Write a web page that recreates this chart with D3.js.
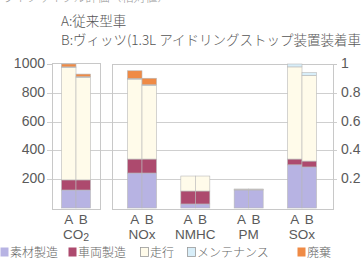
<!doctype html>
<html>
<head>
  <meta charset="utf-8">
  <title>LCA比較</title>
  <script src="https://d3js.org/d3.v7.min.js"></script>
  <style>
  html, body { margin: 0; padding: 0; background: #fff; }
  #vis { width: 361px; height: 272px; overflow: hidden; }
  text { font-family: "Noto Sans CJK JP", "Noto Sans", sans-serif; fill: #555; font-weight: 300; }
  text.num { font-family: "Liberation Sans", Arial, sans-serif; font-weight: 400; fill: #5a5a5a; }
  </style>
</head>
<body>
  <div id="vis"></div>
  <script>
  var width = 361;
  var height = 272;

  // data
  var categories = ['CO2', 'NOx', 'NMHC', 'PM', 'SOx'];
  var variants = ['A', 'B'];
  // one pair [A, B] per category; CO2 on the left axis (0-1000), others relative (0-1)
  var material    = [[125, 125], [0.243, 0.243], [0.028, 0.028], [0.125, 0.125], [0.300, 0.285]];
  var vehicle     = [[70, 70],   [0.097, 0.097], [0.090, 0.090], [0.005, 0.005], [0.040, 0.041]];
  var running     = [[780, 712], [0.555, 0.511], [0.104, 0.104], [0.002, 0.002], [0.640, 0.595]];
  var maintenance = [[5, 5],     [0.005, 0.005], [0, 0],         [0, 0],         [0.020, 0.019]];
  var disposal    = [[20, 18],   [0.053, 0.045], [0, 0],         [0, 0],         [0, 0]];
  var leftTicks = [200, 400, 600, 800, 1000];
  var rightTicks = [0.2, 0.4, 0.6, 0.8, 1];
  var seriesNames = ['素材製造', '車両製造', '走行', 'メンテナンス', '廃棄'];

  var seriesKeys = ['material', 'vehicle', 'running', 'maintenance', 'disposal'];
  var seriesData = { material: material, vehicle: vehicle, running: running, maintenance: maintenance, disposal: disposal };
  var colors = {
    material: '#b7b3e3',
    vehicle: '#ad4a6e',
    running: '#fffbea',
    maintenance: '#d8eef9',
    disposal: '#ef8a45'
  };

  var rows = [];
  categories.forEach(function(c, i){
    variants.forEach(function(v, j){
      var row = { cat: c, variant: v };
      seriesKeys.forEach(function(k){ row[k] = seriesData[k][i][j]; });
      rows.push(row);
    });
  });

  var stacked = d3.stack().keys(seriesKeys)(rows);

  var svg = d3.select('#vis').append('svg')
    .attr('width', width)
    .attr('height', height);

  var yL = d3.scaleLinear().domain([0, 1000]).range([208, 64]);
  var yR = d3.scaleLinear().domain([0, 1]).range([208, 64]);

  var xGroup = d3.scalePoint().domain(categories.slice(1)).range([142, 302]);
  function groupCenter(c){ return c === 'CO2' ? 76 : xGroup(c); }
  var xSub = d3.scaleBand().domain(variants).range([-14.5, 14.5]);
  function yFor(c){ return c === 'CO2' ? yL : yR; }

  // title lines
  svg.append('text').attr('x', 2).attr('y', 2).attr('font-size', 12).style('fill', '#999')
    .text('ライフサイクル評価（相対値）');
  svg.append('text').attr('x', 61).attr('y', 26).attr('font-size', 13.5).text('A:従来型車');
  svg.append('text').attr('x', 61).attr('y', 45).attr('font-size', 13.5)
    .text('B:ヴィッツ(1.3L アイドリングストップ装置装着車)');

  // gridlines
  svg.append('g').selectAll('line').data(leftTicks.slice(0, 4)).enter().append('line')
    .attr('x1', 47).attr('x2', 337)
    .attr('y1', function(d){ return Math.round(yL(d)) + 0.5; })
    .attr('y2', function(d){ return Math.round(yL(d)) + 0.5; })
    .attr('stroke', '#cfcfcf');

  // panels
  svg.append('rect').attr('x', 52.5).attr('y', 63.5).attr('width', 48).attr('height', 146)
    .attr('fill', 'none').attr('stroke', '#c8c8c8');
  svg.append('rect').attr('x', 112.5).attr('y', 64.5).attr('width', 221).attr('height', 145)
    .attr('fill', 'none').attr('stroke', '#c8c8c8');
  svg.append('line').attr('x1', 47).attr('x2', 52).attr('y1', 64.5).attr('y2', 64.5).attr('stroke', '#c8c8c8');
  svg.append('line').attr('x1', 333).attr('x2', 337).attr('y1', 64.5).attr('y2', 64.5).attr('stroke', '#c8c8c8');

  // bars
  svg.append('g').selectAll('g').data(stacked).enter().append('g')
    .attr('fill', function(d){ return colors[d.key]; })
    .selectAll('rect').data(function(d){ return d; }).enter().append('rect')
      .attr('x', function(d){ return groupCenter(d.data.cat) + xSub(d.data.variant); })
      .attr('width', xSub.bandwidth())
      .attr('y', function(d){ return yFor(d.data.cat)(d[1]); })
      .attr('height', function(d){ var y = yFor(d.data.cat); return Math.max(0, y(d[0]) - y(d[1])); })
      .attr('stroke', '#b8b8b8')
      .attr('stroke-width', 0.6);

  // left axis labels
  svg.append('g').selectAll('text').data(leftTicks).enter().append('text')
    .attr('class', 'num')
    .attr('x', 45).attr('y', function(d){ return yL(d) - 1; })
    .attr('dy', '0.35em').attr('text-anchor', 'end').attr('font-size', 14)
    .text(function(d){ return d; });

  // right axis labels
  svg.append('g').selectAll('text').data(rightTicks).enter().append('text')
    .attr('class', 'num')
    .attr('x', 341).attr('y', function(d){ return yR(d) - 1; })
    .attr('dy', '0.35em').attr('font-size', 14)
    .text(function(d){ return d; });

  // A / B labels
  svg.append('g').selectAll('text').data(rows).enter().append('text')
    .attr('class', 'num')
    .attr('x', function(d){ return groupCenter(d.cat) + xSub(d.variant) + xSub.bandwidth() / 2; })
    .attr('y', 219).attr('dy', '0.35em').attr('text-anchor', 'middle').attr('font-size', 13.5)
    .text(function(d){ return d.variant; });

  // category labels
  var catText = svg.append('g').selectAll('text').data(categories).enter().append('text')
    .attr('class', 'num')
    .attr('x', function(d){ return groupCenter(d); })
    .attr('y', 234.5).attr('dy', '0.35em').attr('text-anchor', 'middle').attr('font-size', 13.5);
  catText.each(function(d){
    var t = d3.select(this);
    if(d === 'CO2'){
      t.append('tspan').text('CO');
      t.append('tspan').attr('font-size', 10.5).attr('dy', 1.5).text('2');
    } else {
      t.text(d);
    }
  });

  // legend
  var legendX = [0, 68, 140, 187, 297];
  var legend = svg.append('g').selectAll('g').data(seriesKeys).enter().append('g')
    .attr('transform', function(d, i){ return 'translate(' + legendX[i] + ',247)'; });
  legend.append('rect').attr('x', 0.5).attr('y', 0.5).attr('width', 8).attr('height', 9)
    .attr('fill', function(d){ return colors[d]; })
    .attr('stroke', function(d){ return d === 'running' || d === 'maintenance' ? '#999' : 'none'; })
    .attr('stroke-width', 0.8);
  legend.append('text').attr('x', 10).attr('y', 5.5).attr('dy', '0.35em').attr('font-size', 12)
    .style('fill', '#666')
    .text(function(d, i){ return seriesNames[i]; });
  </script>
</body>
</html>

+ + + + + + +

Set the lines above down again, word for word, from the first through the one containing "var height = 272;"; pictures excluded.

▸ Response below
Write a web page that recreates this chart with D3.js.
<!doctype html>
<html>
<head>
  <meta charset="utf-8">
  <title>LCA比較</title>
  <script src="https://d3js.org/d3.v7.min.js"></script>
  <style>
  html, body { margin: 0; padding: 0; background: #fff; }
  #vis { width: 361px; height: 272px; overflow: hidden; }
  text { font-family: "Noto Sans CJK JP", "Noto Sans", sans-serif; fill: #555; font-weight: 300; }
  text.num { font-family: "Liberation Sans", Arial, sans-serif; font-weight: 400; fill: #5a5a5a; }
  </style>
</head>
<body>
  <div id="vis"></div>
  <script>
  var width = 361;
  var height = 272;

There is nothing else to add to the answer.